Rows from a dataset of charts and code
----------

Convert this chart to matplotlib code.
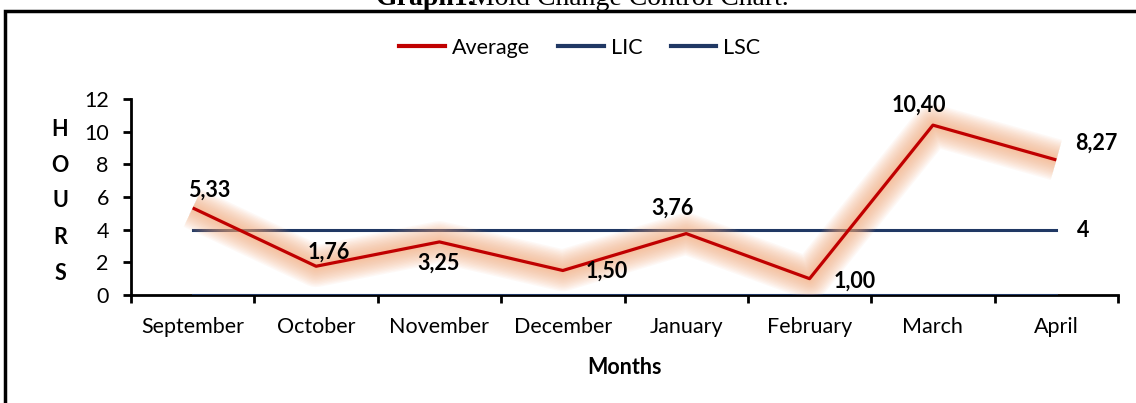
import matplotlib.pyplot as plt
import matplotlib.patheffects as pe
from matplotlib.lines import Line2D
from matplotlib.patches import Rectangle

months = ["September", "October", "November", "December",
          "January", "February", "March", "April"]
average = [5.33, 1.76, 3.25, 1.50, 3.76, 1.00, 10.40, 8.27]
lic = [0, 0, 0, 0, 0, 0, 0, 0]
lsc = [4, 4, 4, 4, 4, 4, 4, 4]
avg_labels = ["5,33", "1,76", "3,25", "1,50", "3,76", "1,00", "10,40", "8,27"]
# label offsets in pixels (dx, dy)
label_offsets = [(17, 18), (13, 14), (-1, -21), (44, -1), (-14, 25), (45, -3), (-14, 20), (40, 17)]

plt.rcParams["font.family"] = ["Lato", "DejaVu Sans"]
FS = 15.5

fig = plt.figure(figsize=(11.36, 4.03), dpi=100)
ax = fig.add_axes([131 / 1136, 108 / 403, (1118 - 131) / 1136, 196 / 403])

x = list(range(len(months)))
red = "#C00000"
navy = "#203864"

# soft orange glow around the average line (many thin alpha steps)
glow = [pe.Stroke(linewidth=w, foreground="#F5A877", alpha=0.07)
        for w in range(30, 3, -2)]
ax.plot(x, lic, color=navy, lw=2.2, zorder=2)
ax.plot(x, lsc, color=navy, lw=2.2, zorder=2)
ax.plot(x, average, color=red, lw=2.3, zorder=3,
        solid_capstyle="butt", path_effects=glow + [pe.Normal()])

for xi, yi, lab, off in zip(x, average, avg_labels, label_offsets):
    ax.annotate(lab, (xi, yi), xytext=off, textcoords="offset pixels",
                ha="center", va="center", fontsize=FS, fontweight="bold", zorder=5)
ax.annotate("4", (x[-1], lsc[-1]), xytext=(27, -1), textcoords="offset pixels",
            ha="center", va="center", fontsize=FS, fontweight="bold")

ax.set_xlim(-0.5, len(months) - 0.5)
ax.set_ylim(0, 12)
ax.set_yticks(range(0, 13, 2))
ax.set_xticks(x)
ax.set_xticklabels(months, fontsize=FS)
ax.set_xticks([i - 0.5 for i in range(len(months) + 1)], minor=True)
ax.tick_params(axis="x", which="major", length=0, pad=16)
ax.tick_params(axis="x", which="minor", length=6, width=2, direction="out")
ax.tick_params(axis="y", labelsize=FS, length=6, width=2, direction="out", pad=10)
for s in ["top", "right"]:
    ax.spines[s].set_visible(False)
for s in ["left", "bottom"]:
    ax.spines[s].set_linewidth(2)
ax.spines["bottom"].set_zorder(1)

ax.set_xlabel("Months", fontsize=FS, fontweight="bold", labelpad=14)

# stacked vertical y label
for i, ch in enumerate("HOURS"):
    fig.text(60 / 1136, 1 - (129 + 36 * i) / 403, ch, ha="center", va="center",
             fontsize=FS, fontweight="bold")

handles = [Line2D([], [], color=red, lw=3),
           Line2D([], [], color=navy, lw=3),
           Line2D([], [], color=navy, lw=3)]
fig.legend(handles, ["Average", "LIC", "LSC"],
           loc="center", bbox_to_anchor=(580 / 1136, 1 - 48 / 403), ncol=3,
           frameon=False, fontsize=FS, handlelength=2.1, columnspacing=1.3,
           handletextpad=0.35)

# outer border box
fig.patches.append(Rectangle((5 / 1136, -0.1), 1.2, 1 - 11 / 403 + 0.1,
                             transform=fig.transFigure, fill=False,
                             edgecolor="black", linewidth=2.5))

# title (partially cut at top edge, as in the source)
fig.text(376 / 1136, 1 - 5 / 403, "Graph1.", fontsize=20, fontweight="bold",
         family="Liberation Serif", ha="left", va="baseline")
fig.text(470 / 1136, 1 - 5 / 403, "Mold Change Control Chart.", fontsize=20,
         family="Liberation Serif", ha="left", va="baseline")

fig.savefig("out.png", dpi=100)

----------

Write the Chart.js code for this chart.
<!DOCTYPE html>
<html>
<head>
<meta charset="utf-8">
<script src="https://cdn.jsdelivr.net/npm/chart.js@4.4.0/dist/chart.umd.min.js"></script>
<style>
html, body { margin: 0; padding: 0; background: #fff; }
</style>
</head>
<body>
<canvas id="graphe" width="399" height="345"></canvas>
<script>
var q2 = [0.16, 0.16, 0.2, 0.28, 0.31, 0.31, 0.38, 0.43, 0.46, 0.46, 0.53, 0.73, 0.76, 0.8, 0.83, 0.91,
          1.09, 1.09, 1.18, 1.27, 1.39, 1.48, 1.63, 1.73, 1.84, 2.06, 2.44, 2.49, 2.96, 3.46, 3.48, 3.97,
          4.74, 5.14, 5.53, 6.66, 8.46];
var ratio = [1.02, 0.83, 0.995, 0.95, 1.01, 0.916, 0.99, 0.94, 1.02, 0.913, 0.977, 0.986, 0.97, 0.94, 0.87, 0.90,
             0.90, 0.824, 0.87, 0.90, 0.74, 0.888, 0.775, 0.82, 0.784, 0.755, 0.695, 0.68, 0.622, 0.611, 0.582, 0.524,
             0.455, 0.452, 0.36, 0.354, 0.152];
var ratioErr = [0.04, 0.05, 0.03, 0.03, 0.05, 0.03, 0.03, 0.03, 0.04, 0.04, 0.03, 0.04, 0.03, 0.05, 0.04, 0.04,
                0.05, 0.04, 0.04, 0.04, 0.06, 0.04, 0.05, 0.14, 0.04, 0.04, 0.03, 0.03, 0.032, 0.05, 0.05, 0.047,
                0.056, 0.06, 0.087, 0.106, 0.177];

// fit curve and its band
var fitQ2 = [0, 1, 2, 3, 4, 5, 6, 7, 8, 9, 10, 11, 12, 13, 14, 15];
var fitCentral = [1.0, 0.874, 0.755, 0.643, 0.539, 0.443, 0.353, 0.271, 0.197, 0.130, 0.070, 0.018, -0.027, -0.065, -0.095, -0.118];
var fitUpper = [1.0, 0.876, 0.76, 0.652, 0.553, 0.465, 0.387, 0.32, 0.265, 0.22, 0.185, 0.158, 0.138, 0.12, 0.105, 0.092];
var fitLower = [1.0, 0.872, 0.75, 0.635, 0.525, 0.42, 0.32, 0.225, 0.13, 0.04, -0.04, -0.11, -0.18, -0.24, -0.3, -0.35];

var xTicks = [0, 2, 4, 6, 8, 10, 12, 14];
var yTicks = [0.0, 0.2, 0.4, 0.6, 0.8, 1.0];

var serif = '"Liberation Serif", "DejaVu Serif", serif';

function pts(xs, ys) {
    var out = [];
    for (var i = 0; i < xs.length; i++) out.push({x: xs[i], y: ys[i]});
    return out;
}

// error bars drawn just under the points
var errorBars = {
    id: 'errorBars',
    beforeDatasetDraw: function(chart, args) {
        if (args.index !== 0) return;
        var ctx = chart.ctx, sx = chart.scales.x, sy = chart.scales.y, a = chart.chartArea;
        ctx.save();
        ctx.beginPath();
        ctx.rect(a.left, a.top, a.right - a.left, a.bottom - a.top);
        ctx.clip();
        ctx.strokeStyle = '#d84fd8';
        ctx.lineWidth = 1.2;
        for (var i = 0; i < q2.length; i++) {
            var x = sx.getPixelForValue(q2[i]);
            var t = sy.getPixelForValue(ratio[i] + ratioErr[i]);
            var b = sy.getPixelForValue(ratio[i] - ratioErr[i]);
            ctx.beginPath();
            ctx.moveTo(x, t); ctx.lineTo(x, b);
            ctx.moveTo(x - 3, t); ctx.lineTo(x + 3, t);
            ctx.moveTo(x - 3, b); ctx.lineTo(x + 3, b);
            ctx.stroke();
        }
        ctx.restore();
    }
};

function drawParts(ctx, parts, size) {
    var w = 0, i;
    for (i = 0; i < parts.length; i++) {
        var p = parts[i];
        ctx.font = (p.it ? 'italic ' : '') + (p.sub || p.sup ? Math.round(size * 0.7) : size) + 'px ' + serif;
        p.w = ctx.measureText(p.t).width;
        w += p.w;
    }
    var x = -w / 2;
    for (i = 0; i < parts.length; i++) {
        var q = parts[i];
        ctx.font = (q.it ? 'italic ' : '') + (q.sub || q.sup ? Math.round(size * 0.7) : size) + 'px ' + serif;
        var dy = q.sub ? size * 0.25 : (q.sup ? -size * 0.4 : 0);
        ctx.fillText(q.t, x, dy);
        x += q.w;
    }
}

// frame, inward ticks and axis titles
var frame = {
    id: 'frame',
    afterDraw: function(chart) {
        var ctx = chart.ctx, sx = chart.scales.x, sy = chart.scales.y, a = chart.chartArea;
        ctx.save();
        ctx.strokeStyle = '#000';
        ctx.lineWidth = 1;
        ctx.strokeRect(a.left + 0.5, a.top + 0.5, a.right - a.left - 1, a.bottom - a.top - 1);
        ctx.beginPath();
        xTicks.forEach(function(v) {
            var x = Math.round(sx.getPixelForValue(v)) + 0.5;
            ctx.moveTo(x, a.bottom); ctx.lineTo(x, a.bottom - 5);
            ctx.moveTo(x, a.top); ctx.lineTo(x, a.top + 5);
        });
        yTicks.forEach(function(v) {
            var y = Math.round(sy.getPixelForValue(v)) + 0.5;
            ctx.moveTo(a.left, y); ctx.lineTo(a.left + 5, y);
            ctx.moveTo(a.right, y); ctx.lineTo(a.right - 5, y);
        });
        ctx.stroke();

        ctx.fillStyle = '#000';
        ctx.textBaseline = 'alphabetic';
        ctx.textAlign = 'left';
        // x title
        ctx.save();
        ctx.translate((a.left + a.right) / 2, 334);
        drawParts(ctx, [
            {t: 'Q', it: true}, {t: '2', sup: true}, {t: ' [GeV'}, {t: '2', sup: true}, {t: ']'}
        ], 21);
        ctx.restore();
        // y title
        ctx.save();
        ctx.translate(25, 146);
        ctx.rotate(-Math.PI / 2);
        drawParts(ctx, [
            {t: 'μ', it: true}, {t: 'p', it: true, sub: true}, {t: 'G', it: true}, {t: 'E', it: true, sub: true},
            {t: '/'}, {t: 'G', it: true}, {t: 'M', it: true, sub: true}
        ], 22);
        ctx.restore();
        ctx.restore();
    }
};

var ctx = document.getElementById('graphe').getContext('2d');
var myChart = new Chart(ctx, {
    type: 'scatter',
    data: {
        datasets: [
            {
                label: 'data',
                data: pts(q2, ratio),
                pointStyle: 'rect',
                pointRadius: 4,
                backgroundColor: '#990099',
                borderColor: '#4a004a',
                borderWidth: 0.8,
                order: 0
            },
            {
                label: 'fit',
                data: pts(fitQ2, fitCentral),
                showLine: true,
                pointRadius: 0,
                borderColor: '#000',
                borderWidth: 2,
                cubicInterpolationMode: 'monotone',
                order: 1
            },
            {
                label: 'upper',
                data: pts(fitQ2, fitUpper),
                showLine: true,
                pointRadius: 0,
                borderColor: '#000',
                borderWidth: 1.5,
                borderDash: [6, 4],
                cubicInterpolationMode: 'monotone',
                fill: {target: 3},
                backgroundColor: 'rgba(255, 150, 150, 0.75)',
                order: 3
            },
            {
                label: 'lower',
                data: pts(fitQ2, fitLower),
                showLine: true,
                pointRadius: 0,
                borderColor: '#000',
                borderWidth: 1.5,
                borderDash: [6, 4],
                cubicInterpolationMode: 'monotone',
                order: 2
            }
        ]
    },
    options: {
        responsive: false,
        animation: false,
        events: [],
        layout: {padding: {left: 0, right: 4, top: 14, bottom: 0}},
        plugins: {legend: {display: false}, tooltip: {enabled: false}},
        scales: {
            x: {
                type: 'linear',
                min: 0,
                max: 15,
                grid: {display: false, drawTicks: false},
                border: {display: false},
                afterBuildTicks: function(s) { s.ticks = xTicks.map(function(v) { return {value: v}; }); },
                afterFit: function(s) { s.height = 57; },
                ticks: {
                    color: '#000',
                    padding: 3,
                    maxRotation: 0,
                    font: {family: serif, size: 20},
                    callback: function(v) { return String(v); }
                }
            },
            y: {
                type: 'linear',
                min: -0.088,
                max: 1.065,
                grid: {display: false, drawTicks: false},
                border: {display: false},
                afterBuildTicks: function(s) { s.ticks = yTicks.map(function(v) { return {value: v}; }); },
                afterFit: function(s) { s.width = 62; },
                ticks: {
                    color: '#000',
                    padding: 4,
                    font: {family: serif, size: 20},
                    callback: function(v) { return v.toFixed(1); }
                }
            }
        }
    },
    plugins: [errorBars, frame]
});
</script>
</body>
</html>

----------

## Exercise goal
Check each line of the records above for the string "matplotlib", and report every line that has it.

## Solution below
Convert this chart to matplotlib code.
import matplotlib.pyplot as plt
import matplotlib.patheffects as pe
from matplotlib.lines import Line2D
from matplotlib.patches import Rectangle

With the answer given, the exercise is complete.